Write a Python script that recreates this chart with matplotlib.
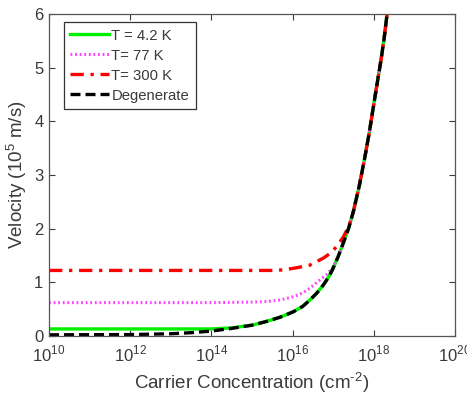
import matplotlib

matplotlib.use("Agg")
import matplotlib.pyplot as plt
from matplotlib.ticker import FixedLocator, NullLocator

plt.rcParams["font.family"] = ["Liberation Sans", "DejaVu Sans"]
plt.rcParams["mathtext.fontset"] = "custom"
plt.rcParams["mathtext.rm"] = "Liberation Sans"

# log10 of carrier concentration (cm^-2) and velocity (1e5 m/s)
deg_logn = [10, 12, 13, 13.5, 14, 14.5, 15, 15.36, 15.7, 16.02, 16.25, 16.43, 16.6,
            16.76, 16.9, 17.0, 17.12, 17.25, 17.38, 17.5, 17.64, 17.77, 17.88,
            17.98, 18.08, 18.18, 18.26, 18.33, 18.4]
deg_v = [0.02, 0.025, 0.04, 0.06, 0.09, 0.14, 0.20, 0.27, 0.35, 0.45, 0.55, 0.67, 0.80,
         0.95, 1.11, 1.26, 1.47, 1.73, 2.00, 2.32, 2.78, 3.28, 3.74,
         4.21, 4.68, 5.14, 5.56, 6.0, 6.4]

t4_logn = [10, 14, 14.5, 15, 15.36, 15.7, 16.02, 16.25, 16.43, 16.6, 16.76, 16.9,
           17.0, 17.12, 17.25, 17.38, 17.5, 17.64, 17.77, 17.88, 17.98, 18.08,
           18.18, 18.26, 18.33, 18.4]
t4_v = [0.13, 0.13, 0.15, 0.20, 0.27, 0.35, 0.45, 0.55, 0.67, 0.80, 0.95, 1.11,
        1.26, 1.47, 1.73, 2.00, 2.32, 2.78, 3.28, 3.74, 4.21, 4.68,
        5.14, 5.56, 6.0, 6.4]

t77_logn = [10, 14, 15, 15.36, 15.7, 16.02, 16.25, 16.43, 16.67, 16.85, 17.0,
            17.12, 17.25, 17.38, 17.5, 17.64, 17.77, 17.88, 17.98, 18.08, 18.18,
            18.26, 18.33, 18.4]
t77_v = [0.62, 0.62, 0.63, 0.64, 0.67, 0.73, 0.80, 0.89, 1.04, 1.15, 1.28,
         1.47, 1.73, 2.00, 2.32, 2.78, 3.28, 3.74, 4.21, 4.68, 5.14,
         5.56, 6.0, 6.4]

t300_logn = [10, 15.5, 15.77, 16.1, 16.43, 16.76, 16.95, 17.08, 17.25, 17.4, 17.5,
             17.64, 17.77, 17.88, 17.98, 18.08, 18.18, 18.26, 18.33, 18.4]
t300_v = [1.22, 1.22, 1.23, 1.27, 1.32, 1.45, 1.55, 1.66, 1.84, 2.07, 2.32,
          2.78, 3.28, 3.74, 4.21, 4.68, 5.14, 5.56, 6.0, 6.4]

xtick_exp = [10, 12, 14, 16, 18, 20]

text_col = "#3a3a3a"

fig = plt.figure(figsize=(4.67, 3.98), dpi=100)
ax = fig.add_axes([0.105, 0.156, 0.869, 0.809])

ax.plot([10 ** v for v in t4_logn], t4_v, color="#00ee00", lw=2.4, ls="-", label="T = 4.2 K")
ax.plot([10 ** v for v in t77_logn], t77_v, color="#ff44ff", lw=2.2, ls=(0, (0.6, 0.9)),
        label="T= 77 K")
ax.plot([10 ** v for v in t300_logn], t300_v, color="#ff0000", lw=2.4,
        ls=(0, (4, 2, 1, 2)), label="T= 300 K")
ax.plot([10 ** v for v in deg_logn], deg_v, color="black", lw=2.4, ls=(0, (3, 1.5)),
        label="Degenerate")

ax.set_xscale("log")
ax.set_xlim(1e10, 1e20)
ax.set_ylim(0, 6)
ax.xaxis.set_major_locator(FixedLocator([10.0 ** e for e in xtick_exp]))
ax.xaxis.set_minor_locator(NullLocator())
ax.set_xticklabels([f"$10^{{{e}}}$" for e in xtick_exp])
ax.set_yticks(range(0, 7))

ax.tick_params(direction="in", top=True, right=True, length=4, width=0.8,
               labelsize=12, colors=text_col)
ax.tick_params(axis="x", pad=6)
ax.tick_params(axis="y", pad=4)
for sp in ax.spines.values():
    sp.set_color("#555555")
    sp.set_linewidth(0.9)

ax.set_xlabel(r"Carrier Concentration (cm$^{\text{-2}}$)", fontsize=13.5, color=text_col,
              labelpad=4)
ax.set_ylabel("Velocity (10$^{5}$ m/s)", fontsize=13.5, color=text_col, labelpad=4)

leg = ax.legend(loc="upper left", bbox_to_anchor=(0.018, 0.998), fontsize=10.7,
                handlelength=2.6, handletextpad=0.15, labelspacing=0.4,
                borderpad=0.45, fancybox=False, framealpha=1, labelcolor=text_col)
leg.get_frame().set_edgecolor("#333333")
leg.get_frame().set_linewidth(0.9)

fig.savefig("out.png", dpi=100)
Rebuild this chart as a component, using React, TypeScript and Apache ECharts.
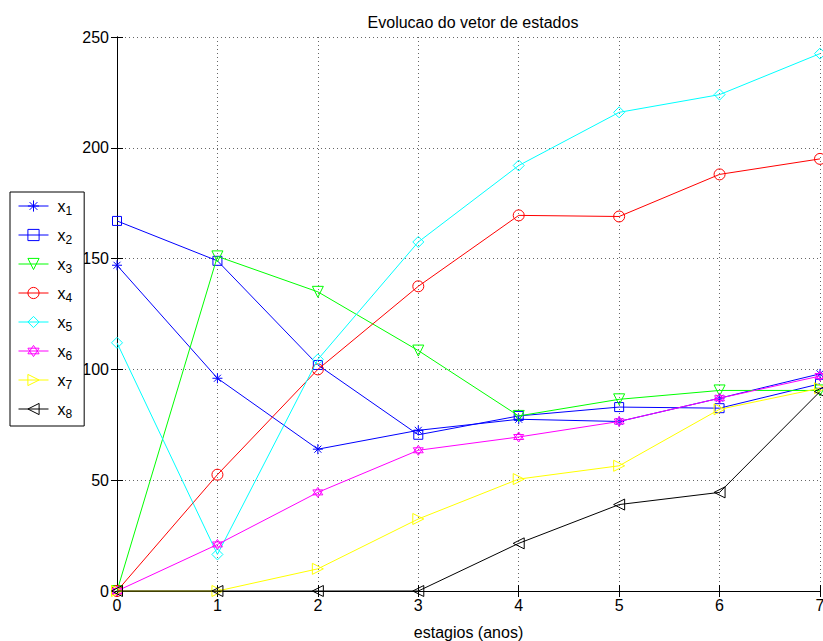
import React, { useEffect, useRef } from "react";
import * as echarts from "echarts";

const stages = [0, 1, 2, 3, 4, 5, 6, 7];
const x1 = [147, 96, 64, 72.5, 77.5, 76.5, 87, 98];
const x2 = [167, 149, 102, 70.5, 79, 83, 82.5, 93.5];
const x3 = [0, 151, 135, 108.5, 79, 86.5, 90.5, 90.5];
const x4 = [0, 52.5, 100, 137.5, 169.5, 169, 188, 195];
const x5 = [112, 16.5, 104.5, 157.5, 192, 216, 224, 242.5];
const x6 = [0, 21, 44.5, 63.5, 69.5, 76.5, 87, 97];
const x7 = [0, 0, 10, 32.5, 50.5, 56.5, 82, 91.5];
const x8 = [0, 0, 0, 0, 21.5, 39, 44.5, 90];

const seriesNames = ["x1", "x2", "x3", "x4", "x5", "x6", "x7", "x8"];
const seriesValues = [x1, x2, x3, x4, x5, x6, x7, x8];
const seriesColors = ["#0000ff", "#0000ff", "#00ff00", "#ff0000", "#00ffff", "#ff00ff", "#ffff00", "#000000"];
const seriesSymbols = [
  "path://M5,0L5,10M0,5L10,5M1.5,1.5L8.5,8.5M8.5,1.5L1.5,8.5",
  "path://M0,0L10,0L10,10L0,10Z",
  "path://M0,0L10,0L5,10Z",
  "path://M10,5A5,5,0,1,1,0,5A5,5,0,1,1,10,5Z",
  "path://M5,0L10,5L5,10L0,5Z",
  "path://M5,0L9.33,7.5L0.67,7.5ZM5,10L0.67,2.5L9.33,2.5Z",
  "path://M0,0L10,5L0,10Z",
  "path://M10,0L0,5L10,10Z",
];
const symbolSizes = [10, 9, 11, 11, 11, 10, 11, 11];

const yTicks = { min: 0, max: 250, interval: 50 };
const xTicks = { min: 0, max: 7, interval: 1 };

const FONT = "Liberation Sans, Arial, sans-serif";

export default function App() {
  const ref = useRef<HTMLDivElement>(null);
  useEffect(() => {
    document.body.style.margin = "0";
    const chart = echarts.init(ref.current!, undefined, { renderer: "svg" });
    const axisLine = { show: true, lineStyle: { color: "#000", width: 1 } };
    const tick = { show: true, inside: true, length: 6, lineStyle: { color: "#000" } };
    const split = { show: true, lineStyle: { color: "#666", type: [1, 3] as any, width: 1 } };
    const series = seriesNames.map((name, i) => ({
      name,
      type: "line",
      data: stages.map((s, j) => [s, seriesValues[i][j]]),
      symbol: seriesSymbols[i],
      symbolSize: symbolSizes[i],
      showAllSymbol: true,
      clip: false,
      color: seriesColors[i],
      lineStyle: { color: seriesColors[i], width: 1 },
      itemStyle: { color: "rgba(0,0,0,0)", borderColor: seriesColors[i], borderWidth: 1 },
      emphasis: { disabled: true },
      z: 2 + i,
    }));
    chart.setOption({
      animation: false,
      backgroundColor: "#fff",
      title: {
        text: "Evolucao do vetor de estados",
        left: 468,
        textAlign: "center",
        top: 9,
        textStyle: { fontFamily: FONT, fontSize: 16, fontWeight: "normal", color: "#000" },
      },
      legend: {
        orient: "vertical",
        left: 10,
        top: 192,
        padding: [6, 12, 6, 8],
        itemWidth: 30,
        itemHeight: 14,
        itemGap: 10,
        borderColor: "#000",
        borderWidth: 1,
        backgroundColor: "#fff",
        itemStyle: { color: "rgba(0,0,0,0)", borderWidth: 1 },
        lineStyle: { width: 1 },
        data: seriesNames,
        formatter: (name: string) => "x{s|" + name.slice(1) + "}",
        textStyle: {
          fontFamily: FONT,
          fontSize: 16,
          color: "#000",
          padding: [0, 0, 0, 4],
          rich: { s: { fontFamily: FONT, fontSize: 12, color: "#000", verticalAlign: "bottom", padding: [10, 0, 0, 0] } },
        },
      },
      grid: { left: 117, right: 3, top: 37, bottom: 50, containLabel: false, outerBoundsMode: "none" },
      xAxis: [
        {
          type: "value",
          ...xTicks,
          position: "bottom",
          name: "estagios (anos)",
          nameLocation: "middle",
          nameGap: 33,
          nameTextStyle: { fontFamily: FONT, fontSize: 16, color: "#000" },
          axisLine,
          axisTick: tick,
          splitLine: split,
          axisLabel: { fontFamily: FONT, fontSize: 16, color: "#000", margin: 6 },
        },
        {
          type: "value",
          ...xTicks,
          position: "top",
          axisLine,
          axisTick: tick,
          splitLine: { show: false },
          axisLabel: { show: false },
        },
      ],
      yAxis: [
        {
          type: "value",
          ...yTicks,
          position: "left",
          axisLine,
          axisTick: tick,
          splitLine: split,
          axisLabel: { fontFamily: FONT, fontSize: 16, color: "#000", margin: 8 },
        },
        {
          type: "value",
          ...yTicks,
          position: "right",
          axisLine,
          axisTick: tick,
          splitLine: { show: false },
          axisLabel: { show: false },
        },
      ],
      series,
    });
    return () => chart.dispose();
  }, []);
  return <div ref={ref} style={{ width: 823, height: 641, position: "absolute", left: 0, top: 0 }} />;
}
═══
# What you should do:
Repeat the records above exactly, from the first line through the line that contains "from matplotlib.ticker import", and leave out the pictures.

# Solution to this problem:
Write a Python script that recreates this chart with matplotlib.
import matplotlib

matplotlib.use("Agg")
import matplotlib.pyplot as plt
from matplotlib.ticker import FixedLocator, NullLocator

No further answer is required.